EL PLACER DE NO FUMAR
Muchos psicoterapeutas han escrito sobre la paradoja del cambio. A veces, mientras más empeño se pone en él más parece alejarse, porque todo intento deliberado de cambio puede despertar una resistencia de igual magnitud. Cuando nos decimos, por ejemplo, que nunca más volveremos a fumar podemos despertar un tipo de ansiedad o un sentimiento de pérdida anticipada que nos provoca más ganas de fumar. Hasta que no cede esa resistencia no se produce el cambio y entonces parece que ocurre por si sólo. El truco es avanzar sin despertar nuestras defensas, a nuestro ritmo, lo más agradablemente posible, consolidando cada paso y confiando en que nuestra naturaleza actuará a nuestro favor y no en nuestra contra. En definitiva se trata de seguir la máxima sobre la promoción de la salud que propone “hacer más fáciles las opciones más sanas”.
Por eso cuando mi médico me recomendó un cambio de hábitos para reforzar mi decisión de dejar de fumar lo primero que hice fue localizar varios circuitos urbanos agradables a la vista y lo más alejados posible de la contaminación. El parque, el río, el barrio histórico peatonal y los jardines adyacentes ofrecían buenas perspectivas.
Comencé por no fumar una hora antes y una hora después de la caminata o del trote al que sometía a mi desacostumbrado cuerpo. Hacía algunos estiramientos antes de empezar y al terminar. Durante el ejercicio respiraba profundamente como si quisiera limpiarme. Después comía fruta. Eso me permitió sustituir una de mis comidas habituales, de modo que antes de abandonar el tabaco ya había comenzado a adelgazar y a respirar mejor.
Me había propuesto convertir mis cambios de hábitos en un placer. Sin autoimposiciones – desconfío de la dictadura de la razón-, ni sentimientos de culpa –desconfío del sufrimiento inútil. Quería conquistar la meta por etapas, sin prisas y sin recaídas que me hicieran sentir el amargo sabor del fracaso. Programa de baja exigencia y alto disfrute me repetía cada día.
Uno de los prejuicios que más me costó superar fue el de qué iba a hacer durante la hora y media de ejercicio en soledad. Seguro que me aburro. Al principio llené ese tiempo con música o incluso con un curso de inglés grabado en mi MP4, hasta que descubrí que yo no era tan mala compañía. Me acordé de Machado, de lo importante que es conversar con uno mismo.
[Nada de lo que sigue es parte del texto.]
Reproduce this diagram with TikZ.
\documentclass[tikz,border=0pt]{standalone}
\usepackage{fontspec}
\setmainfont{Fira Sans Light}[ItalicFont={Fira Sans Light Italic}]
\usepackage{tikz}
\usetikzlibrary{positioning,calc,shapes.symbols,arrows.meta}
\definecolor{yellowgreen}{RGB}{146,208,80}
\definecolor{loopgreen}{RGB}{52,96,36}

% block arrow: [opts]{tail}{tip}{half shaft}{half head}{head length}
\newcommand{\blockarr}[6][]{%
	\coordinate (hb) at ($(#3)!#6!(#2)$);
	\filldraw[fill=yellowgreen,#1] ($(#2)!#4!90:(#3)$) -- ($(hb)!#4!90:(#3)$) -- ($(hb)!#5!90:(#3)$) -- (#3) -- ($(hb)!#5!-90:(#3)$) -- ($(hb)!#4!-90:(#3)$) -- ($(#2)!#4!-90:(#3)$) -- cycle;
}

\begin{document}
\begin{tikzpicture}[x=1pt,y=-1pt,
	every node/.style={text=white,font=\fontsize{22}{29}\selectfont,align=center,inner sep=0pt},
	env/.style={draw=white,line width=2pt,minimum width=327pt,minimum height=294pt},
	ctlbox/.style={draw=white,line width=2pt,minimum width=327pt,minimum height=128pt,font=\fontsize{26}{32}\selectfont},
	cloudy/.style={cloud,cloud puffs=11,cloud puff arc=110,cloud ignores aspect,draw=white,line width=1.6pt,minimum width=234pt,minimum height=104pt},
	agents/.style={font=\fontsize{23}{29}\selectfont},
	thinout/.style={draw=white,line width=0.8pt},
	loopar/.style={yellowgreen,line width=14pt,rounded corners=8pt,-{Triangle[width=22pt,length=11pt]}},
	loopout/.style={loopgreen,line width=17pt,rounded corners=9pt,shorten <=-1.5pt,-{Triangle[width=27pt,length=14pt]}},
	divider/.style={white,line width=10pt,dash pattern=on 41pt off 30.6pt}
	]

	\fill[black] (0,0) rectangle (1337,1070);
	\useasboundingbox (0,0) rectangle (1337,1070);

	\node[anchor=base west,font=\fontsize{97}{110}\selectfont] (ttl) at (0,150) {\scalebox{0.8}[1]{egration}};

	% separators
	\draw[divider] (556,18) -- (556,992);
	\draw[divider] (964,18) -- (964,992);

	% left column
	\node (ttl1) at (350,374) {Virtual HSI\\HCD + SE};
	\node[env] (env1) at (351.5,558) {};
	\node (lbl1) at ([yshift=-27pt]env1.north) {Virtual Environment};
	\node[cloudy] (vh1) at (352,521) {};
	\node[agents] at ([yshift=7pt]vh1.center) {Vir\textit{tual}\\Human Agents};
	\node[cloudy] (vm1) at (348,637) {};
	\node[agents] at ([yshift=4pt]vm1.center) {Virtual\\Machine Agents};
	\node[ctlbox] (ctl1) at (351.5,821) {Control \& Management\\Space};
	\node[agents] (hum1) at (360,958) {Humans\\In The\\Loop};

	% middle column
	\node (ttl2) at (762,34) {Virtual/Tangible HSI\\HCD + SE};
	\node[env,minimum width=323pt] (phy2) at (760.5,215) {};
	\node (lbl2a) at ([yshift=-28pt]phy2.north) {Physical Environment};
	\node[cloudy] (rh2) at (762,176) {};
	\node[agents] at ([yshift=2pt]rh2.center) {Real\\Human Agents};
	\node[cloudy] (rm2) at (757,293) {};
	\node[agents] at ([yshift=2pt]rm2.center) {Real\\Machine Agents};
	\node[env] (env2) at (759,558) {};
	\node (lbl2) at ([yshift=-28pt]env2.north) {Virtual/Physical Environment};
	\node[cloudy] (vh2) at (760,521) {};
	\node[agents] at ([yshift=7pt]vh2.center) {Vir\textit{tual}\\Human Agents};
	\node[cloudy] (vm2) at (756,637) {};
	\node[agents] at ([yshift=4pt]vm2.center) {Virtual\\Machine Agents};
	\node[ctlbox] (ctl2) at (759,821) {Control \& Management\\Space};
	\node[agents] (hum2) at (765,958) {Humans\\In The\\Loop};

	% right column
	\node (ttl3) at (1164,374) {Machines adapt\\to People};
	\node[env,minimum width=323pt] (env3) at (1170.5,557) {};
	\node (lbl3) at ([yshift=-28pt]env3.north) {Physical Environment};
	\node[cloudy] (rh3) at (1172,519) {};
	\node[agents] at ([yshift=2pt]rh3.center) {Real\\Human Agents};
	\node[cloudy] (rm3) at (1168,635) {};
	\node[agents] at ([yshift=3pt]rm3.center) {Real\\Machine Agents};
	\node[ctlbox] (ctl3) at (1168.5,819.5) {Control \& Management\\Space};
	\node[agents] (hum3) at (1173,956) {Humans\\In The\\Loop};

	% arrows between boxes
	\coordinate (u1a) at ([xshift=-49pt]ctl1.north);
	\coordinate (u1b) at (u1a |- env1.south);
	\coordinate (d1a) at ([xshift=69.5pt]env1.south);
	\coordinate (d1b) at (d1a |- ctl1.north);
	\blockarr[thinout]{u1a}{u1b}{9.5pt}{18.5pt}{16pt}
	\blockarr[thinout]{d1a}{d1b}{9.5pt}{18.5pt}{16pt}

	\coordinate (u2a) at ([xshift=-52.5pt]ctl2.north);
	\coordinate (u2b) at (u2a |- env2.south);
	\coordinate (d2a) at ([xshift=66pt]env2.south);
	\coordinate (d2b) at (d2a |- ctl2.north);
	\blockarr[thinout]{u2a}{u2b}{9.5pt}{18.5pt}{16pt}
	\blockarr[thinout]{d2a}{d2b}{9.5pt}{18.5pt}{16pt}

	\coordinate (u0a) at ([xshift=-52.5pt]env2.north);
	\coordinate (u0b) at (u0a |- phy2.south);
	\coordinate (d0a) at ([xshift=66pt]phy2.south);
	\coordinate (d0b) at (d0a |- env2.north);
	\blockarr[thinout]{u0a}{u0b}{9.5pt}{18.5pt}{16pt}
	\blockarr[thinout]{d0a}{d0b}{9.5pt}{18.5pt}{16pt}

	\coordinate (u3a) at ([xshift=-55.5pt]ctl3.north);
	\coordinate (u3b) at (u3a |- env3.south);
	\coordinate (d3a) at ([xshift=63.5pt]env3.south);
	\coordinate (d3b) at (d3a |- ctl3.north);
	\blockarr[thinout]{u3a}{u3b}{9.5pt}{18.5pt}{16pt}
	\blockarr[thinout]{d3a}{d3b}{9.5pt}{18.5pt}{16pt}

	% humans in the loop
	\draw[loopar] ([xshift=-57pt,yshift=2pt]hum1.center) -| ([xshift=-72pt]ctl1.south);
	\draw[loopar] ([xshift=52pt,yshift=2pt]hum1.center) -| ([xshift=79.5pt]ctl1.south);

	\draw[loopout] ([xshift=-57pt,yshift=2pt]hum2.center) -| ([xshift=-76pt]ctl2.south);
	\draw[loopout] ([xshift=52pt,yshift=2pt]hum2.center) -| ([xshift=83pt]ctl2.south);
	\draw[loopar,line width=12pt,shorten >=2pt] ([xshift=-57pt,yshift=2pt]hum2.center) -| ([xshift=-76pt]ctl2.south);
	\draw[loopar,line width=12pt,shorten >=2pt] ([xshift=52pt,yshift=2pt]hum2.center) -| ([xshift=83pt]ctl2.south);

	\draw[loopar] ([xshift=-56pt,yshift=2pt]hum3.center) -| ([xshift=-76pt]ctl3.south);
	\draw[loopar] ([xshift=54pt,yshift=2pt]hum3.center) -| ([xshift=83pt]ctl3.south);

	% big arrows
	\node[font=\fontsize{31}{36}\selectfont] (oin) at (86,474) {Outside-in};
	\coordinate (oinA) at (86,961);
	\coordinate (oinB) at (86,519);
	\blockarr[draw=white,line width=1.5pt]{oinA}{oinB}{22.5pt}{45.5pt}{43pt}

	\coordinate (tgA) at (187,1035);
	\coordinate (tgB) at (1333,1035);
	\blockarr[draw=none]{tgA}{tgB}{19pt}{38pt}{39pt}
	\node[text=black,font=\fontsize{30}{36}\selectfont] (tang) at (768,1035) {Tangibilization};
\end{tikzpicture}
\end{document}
Me dediqué a repasar cosas sobre las que quería pensar y no encontraba tiempo durante el día, aprendí a escribir mentalmente, recordé detalles y personas que no veía desde hacía algún tiempo. Cuando se lleva corriendo o marchando un buen rato la mente funciona de otra manera. Las preocupaciones ordinarias dejan paso a otras figuras y a otros paisajes. Algunos las llaman visualizaciones, yo creo que se trata simplemente de nuestra imaginación que despierta de su letargo.
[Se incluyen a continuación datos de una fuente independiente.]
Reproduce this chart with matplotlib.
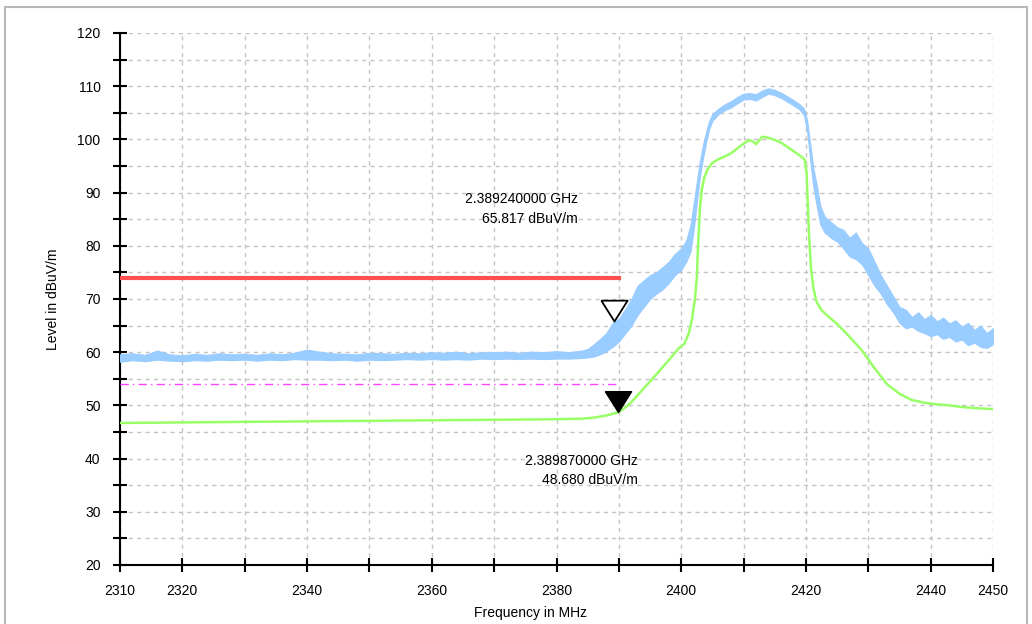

Una trampa importante era la de las responsabilidades ¿Cómo podía dedicarle tanto tiempo a una actividad con las obligaciones que tenía y eludir el pinchazo de culpa que acompaña a la insidiosa pregunta? Tuve que recomponer mis prioridades y mi escala de valores. Es verdad que si uno se concede dos horas al día para cuidarse las cosas pueden cambiar. Las respiración, el nuevo ritmo, el placer de la vista durante el paseo, beber con auténtica sed, saborear una fruta con un paladar recuperado, concederme tiempo, acostarme cansado físicamente y no agotado de estrés, premiarme por los pequeños logros terminaron por transformarme más allá de lo que esperaba inicialmente.
Otro descubrimiento fue el concepto de círculo virtuoso. Raro es el día que no se oye hablar de algún círculo vicioso en el que estemos metidos, pero también existe –ahora lo sé- una especie de espiral positiva. Las dos horas que dedicaba a mi nueva vida se convirtieron en el epicentro de una fuerza que poco a poco fue alcanzando al resto de las horas del día… y de la noche.
No sólo dejé de fumar, también cambió mi punto de vista y la forma de tomarme las cosas de la vida. No hay nada misterioso en ello, a veces basta con hacer una pausa y respirar. Quizá lo que ocurre es que los superdesarrollados occidentales nos hemos vuelto existencialmente conservadores e ideológicamente deterministas, hemos dejado de creer que nuestra vida nos pertenece y podemos conducirla en la dirección que nos parezca más razonable y placentera.
Sólo creemos en la lucha por el triunfo económico, laboral y de estatus, pero esa búsqueda implica un estilo de vida que deja muchas cosas atrás en su constante huída hacia delante.